My husband and I have been interested in investing in real estate for quite some time though we had some debt and other issues that we needed to clear up and now I’m pretty sure that we are ready. Here’s the situation:
I am a stay at home mom and my husband has a healthy full time steady income/career. In terms of Debt and assets we have the following;
Debt = monthly car payment, monthly mortgage payment on our personal residence, student loans and three CC at a $0 balance.
Assets = some investable cash
We have been approved by Wells and Bank of America for mortgages on investment property. We asked for 60K and the terms were; Wells 60k with 20% down on a single family 25% down on duplex and 30% on muti unit dwellings for 30yrs at 4.625%. Bank of America basically offered the same deal with a higher rate of 5.2% (maybe this is because we have more of a relationship with Wells, who knows!)
So what are the concerns? We have sat down and came up with a plan, our short term goal is to acquire 5 residential rental properties per year for the first four years and then we will reassess our goals at this point. Of course the idea is to begin to create passive income (knowing that a reasonable amount of work will be required through the process) so that we can begin to build long term wealth for our family (we also have 4 children).
The issue is that the banks will only issue 4 mortgages per person and this includes our personal mortgage. Therefore will we only be able to acquire three mortgages through traditional financing. As of today Wells is saying that we can acquire a total of 175k in additional debt before being at the max for DTI. My first concern is if we purchase three single family properties with a 60k loan amount after down payment we will be cash strapped and out of traditional financing options.
My second concern is, my husband works for a company that moves us around quit frequently, we will more than likely relocate again in two/three years for his next promotion. We moved from Kennesaw GA (a suburb of Atlanta) 18 months ago and we loved it there so much that we want to invest in that area, but of course we are not there to physically take care of the properties so we would need to have a team in place. We could purchase were we currently are but we wont be here forever either and the market is not as great. We are natives of Pittsburgh PA which is also an option for investing because we have family there and I have a PA real estate license. Most investors I have spoke with say “never buy rental properties in a city where you don’t live” I understand this way of thinking but it may be another three years before we are in a city that we will stay in for 5+ years.
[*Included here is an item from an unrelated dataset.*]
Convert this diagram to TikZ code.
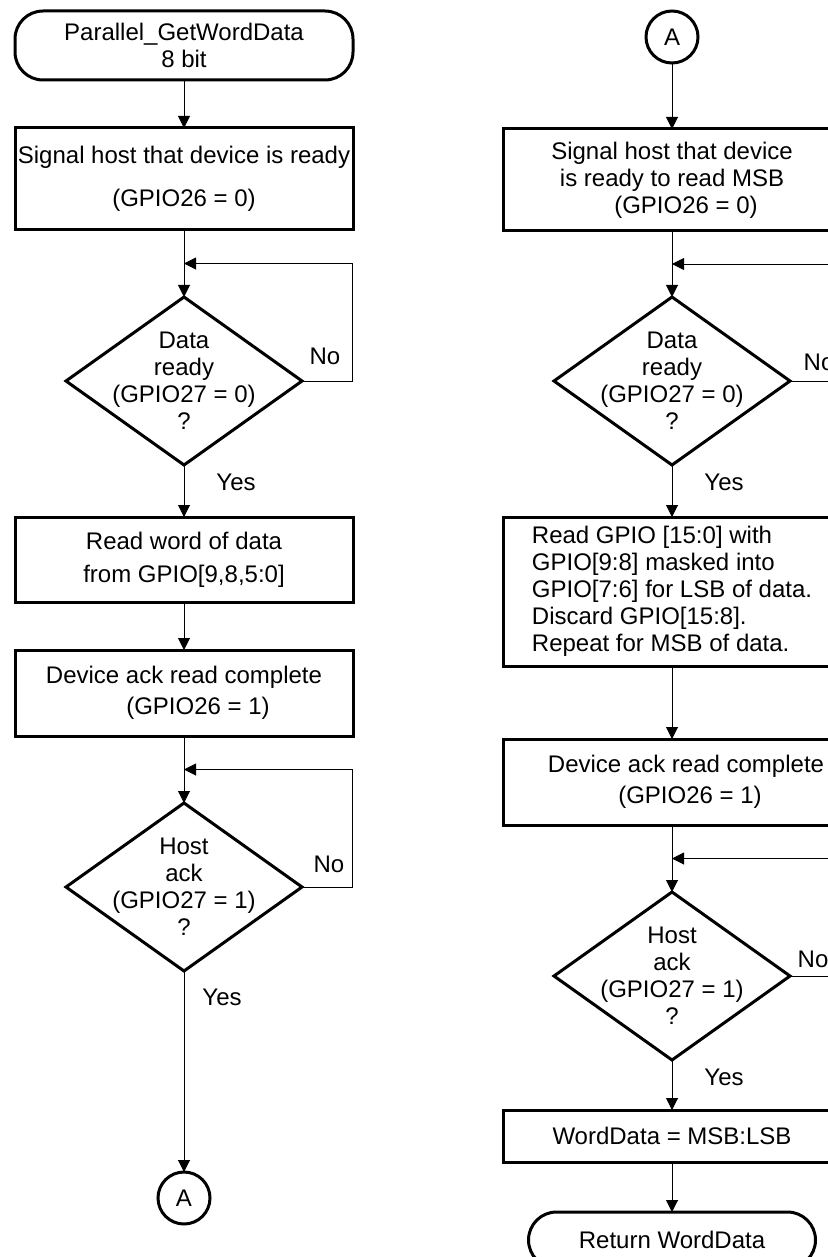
\documentclass[tikz,border=0pt]{standalone}
\usepackage{fontspec}
\setmainfont{Liberation Sans}
\usetikzlibrary{shapes.geometric, arrows.meta, calc, positioning}

\begin{document}
\begin{tikzpicture}[x=0.5pt, y=-0.5pt,
    font=\fontsize{12}{13.5}\selectfont,
    every node/.style={outer sep=0pt},
    term/.style={rectangle, rounded corners=14pt, draw, line width=1.5pt,
                 minimum width=169pt, minimum height=34.5pt, align=center},
    box/.style={rectangle, draw, line width=1.5pt, minimum width=169pt,
                inner sep=1pt, align=center},
    decision/.style={diamond, draw, line width=1.5pt, minimum width=118pt,
                     minimum height=84pt, inner sep=0pt},
    conn/.style={circle, draw, line width=1.5pt, minimum size=26pt, inner sep=0pt},
    arr/.style={-{Triangle[length=6pt, width=6pt]}, line width=0.5pt},
    lbl/.style={inner sep=0pt}
  ]
  \clip (0,0) rectangle (828,1257);

  % Left column
  \node[term] (start) at (184,45.5) {Parallel\_GetWordData\\8 bit};
  \node[box, minimum height=51pt] (sig) at (184,179)
       {Signal host that device is ready\\[8pt](GPIO26 = 0)};
  \node[decision, label={[align=center]center:Data\\ready\\(GPIO27 = 0)\\?}]
       (dready) at (184,381) {};
  \node[box, minimum height=42.5pt] (rword) at (184,559.5)
       {Read word of data\\[3pt]from GPIO[9,8,5:0]};
  \node[box, minimum height=43pt] (ack) at (184,693)
       {Device ack read complete\\[2pt]\hspace*{14pt}(GPIO26 = 1)};
  \node[decision, label={[align=center]center:Host\\ack\\(GPIO27 = 1)\\?}]
       (dhost) at (184,887) {};
  \node[conn] (aout) at (184,1198) {A};

  \coordinate (jready) at ($(sig.south)!0.5!(dready.north)$);
  \coordinate (jhost) at ($(ack.south)!0.5!(dhost.north)$);

  \draw[arr] (start) -- (sig);
  \draw[arr] (sig) -- (dready);
  \draw[arr] (dready.east) -- ++(50,0) |- (jready);
  \node[lbl] at ([shift={(23,-25)}]dready.east) {No};
  \draw[arr] (dready) -- (rword);
  \node[lbl] at ([shift={(52,17)}]dready.south) {Yes};
  \draw[arr] (rword) -- (ack);
  \draw[arr] (ack) -- (dhost);
  \draw[arr] (dhost.east) -- ++(50,0) |- (jhost);
  \node[lbl] at ([shift={(27,-23)}]dhost.east) {No};
  \draw[arr] (dhost) -- (aout);
  \node[lbl] at ([shift={(38,26)}]dhost.south) {Yes};

  % Right column
  \node[conn] (ain) at (672,37) {A};
  \node[box, minimum height=51pt] (sigmsb) at (672,180)
       {Signal host that device\\is ready to read MSB\\\hspace*{14pt}(GPIO26 = 0)};
  \node[decision, label={[align=center]center:Data\\ready\\(GPIO27 = 0)\\?}]
       (dready2) at (672,381) {};
  \node[box, minimum height=74.5pt, align=left] (rgpio) at (672,591.5)
       {Read GPIO [15:0] with\\GPIO[9:8] masked into\\GPIO[7:6] for LSB of data.\\Discard GPIO[15:8].\\Repeat for MSB of data.};
  \node[box, minimum height=43pt] (ack2) at (672,782)
       {\hspace*{14pt}Device ack read complete\\[2pt]\hspace*{18pt}(GPIO26 = 1)};
  \node[decision, label={[align=center]center:Host\\ack\\(GPIO27 = 1)\\?}]
       (dhost2) at (672,976) {};
  \node[box, minimum height=26pt] (wdata) at (672,1136) {WordData = MSB:LSB};
  \node[term, minimum width=143.5pt, minimum height=28pt] (ret) at (672,1240)
       {Return WordData};

  \coordinate (jready2) at ($(sigmsb.south)!0.5!(dready2.north)$);
  \coordinate (jhost2) at ($(ack2.south)!0.5!(dhost2.north)$);

  \draw[arr] (ain) -- (sigmsb);
  \draw[arr] (sigmsb) -- (dready2);
  \draw[arr] (dready2.east) -- ++(50,0) |- (jready2);
  \node[lbl] at ([shift={(29,-19)}]dready2.east) {No};
  \draw[arr] (dready2) -- (rgpio);
  \node[lbl] at ([shift={(52,17)}]dready2.south) {Yes};
  \draw[arr] (rgpio) -- (ack2);
  \draw[arr] (ack2) -- (dhost2);
  \draw[arr] (dhost2.east) -- ++(50,0) |- (jhost2);
  \node[lbl] at ([shift={(23,-17)}]dhost2.east) {No};
  \draw[arr] (dhost2) -- (wdata);
  \node[lbl] at ([shift={(52,17)}]dhost2.south) {Yes};
  \draw[arr] (wdata) -- (ret);
\end{tikzpicture}
\end{document}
I want to invest now while the market and rates are great.
Does anyone have any suggestions on how to get started?
Should I be concerned about the fact that I don’t live where I’m investing?
What’s the most strategic way to get started considering my current situation and my 4 year goal?
Should get a reciprocal license in the city where we invest so that I can access the Multi list and refer or do my own deals?
How do I get around that 4 mortgage limit situation on investment properties?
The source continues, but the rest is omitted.